Last month, because I have been here a year (doesn’t time fly!), a new license arrived. All well and good, I thought. But when I got back from Eastercon I found a letter asking me to buy a license. I checked my paperwork and it says my license is valid until March 2012. I went online and checked the official TV License website. It too says I am good until March 2012. So I ignored the letter.

Today I got another letter telling me that I could be fined £1,000 for watching TV without a license and that an Inspector would be calling. I’m going to have to ignore that too.

Why, you ask? Why don’t I just phone them up, or email them, or even write a letter? Because you can’t. The TV Licensing authority is so convinced that it can never make a mistake that it provides no means of challenging these letters. There’s the website, where you can check that you have a license. It says that I do. There’s a phone number, but there are no humans on the other end of it. All that the programmed scripts allow you to do is check if you have a license, and buy one if you don’t. I checked. I have a license.

However, some computer system at the TV License HQ is convinced that I don’t have a license, and the only thing I can do is wait for the Inspector to call and show him the license I have. I have this awful feeling that the Inspector will say that it is more than his job’s worth to go against what the computer records say, and that he’ll have to impound my TV and initiate a prosecution.

I shall talk to the letting agents. Possibly they have access that I don’t.

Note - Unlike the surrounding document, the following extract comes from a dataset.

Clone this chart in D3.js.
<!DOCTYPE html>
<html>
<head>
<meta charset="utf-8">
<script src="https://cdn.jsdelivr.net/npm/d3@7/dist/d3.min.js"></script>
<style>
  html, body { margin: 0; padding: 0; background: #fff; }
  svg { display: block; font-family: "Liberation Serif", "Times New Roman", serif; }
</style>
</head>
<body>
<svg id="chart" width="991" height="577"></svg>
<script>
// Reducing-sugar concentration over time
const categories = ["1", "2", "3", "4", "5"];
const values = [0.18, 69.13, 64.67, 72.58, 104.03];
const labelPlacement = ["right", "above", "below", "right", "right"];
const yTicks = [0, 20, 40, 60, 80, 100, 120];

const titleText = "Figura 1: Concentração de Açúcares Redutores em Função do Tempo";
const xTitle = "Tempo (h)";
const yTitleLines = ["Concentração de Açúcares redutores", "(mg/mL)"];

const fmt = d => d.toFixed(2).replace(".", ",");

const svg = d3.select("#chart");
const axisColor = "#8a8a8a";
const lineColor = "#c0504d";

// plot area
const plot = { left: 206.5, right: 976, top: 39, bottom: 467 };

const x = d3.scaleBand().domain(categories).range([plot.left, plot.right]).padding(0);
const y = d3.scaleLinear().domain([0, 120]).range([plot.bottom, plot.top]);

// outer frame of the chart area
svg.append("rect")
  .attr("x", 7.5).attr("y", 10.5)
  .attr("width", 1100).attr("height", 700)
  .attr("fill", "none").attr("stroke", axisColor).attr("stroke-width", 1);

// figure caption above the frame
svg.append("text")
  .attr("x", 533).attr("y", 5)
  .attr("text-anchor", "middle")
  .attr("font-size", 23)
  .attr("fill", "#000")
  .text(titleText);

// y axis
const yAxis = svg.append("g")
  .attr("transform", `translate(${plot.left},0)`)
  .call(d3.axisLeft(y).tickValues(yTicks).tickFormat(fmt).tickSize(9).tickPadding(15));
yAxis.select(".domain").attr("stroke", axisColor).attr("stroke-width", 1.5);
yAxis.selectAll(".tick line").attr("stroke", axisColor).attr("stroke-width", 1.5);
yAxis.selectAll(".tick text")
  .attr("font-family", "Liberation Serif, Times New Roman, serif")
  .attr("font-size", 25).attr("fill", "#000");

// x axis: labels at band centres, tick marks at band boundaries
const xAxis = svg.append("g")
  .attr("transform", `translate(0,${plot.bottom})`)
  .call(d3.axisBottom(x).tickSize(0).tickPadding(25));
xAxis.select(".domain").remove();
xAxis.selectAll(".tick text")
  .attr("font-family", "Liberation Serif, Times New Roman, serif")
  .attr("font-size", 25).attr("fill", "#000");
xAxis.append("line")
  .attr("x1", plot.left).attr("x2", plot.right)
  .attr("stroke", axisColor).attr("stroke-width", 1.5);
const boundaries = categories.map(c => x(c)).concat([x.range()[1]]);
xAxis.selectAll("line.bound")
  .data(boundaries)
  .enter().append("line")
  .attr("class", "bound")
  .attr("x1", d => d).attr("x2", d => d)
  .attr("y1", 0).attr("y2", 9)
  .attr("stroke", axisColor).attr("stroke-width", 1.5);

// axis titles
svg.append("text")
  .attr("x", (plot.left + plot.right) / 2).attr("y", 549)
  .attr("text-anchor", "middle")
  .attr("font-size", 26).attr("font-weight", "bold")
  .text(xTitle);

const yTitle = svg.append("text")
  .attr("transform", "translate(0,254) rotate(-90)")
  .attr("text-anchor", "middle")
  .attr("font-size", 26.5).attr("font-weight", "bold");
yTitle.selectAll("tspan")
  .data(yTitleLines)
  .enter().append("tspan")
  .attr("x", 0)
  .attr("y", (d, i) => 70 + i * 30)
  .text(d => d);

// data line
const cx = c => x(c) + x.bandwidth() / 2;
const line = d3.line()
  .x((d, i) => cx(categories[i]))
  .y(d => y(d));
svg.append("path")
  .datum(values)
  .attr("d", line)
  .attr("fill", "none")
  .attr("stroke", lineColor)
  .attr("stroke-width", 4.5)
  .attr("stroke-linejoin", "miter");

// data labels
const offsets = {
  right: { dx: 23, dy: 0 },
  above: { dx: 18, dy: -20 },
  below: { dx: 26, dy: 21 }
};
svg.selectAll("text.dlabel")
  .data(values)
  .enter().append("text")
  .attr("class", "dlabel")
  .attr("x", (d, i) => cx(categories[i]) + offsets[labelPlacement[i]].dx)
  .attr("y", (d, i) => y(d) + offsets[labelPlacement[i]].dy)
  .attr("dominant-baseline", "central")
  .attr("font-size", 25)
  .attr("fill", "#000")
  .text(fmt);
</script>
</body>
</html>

9 thoughts on “Bureaucrats are Never Wrong

  1. They can’t impound your TV. They can’t even come into the house unless you invite them.

    And in my experience (based on the System’s unwillingness to believe that anyone might own JUST a B&W TV) any inspector is more likely to have a resigned attitude..

  2. Happened to us when we moved. The system has a problem with flats (and granny hutches, apparently 😉 ) I sent them a photocopy of the liscence in the prepaid envelope they send for changing the address, and they still wrote to me demanding money because I “hadn’t replied to their letter”, which was about the point I gave up. When the inspector came round I showed him the licence and he was very sympathetic and understanding. He said most of his job was trying to get people back on the system after the computer had decided they didn’t have a licence, so I don’t think you have anything to worry about 🙂

  3. Actually you can now. You call them and given them the number of the license. I had to do this two weeks ago when both Edward and I bought licenses without asking the other.

    1. What number did you call? I couldn’t find any way through the automated script on the number given in the letter.

  4. What others have said. Ignore it.

    They have no authority to proceed or enter a property unless you give it to them. Nor can they initiate action without an agent physically entering the property to confirm there is an unlicensed TV.

    What tends to happen is they’ll send the letters and probably never send a human.

    Daft system OTOH beats paying the money to Murdoch.

  5. And I might print out the web site page that currently shows you having a license just in case it might not be there when you want it later…

  6. Madness. I don’t have a telly at all and still they send me threatening letters.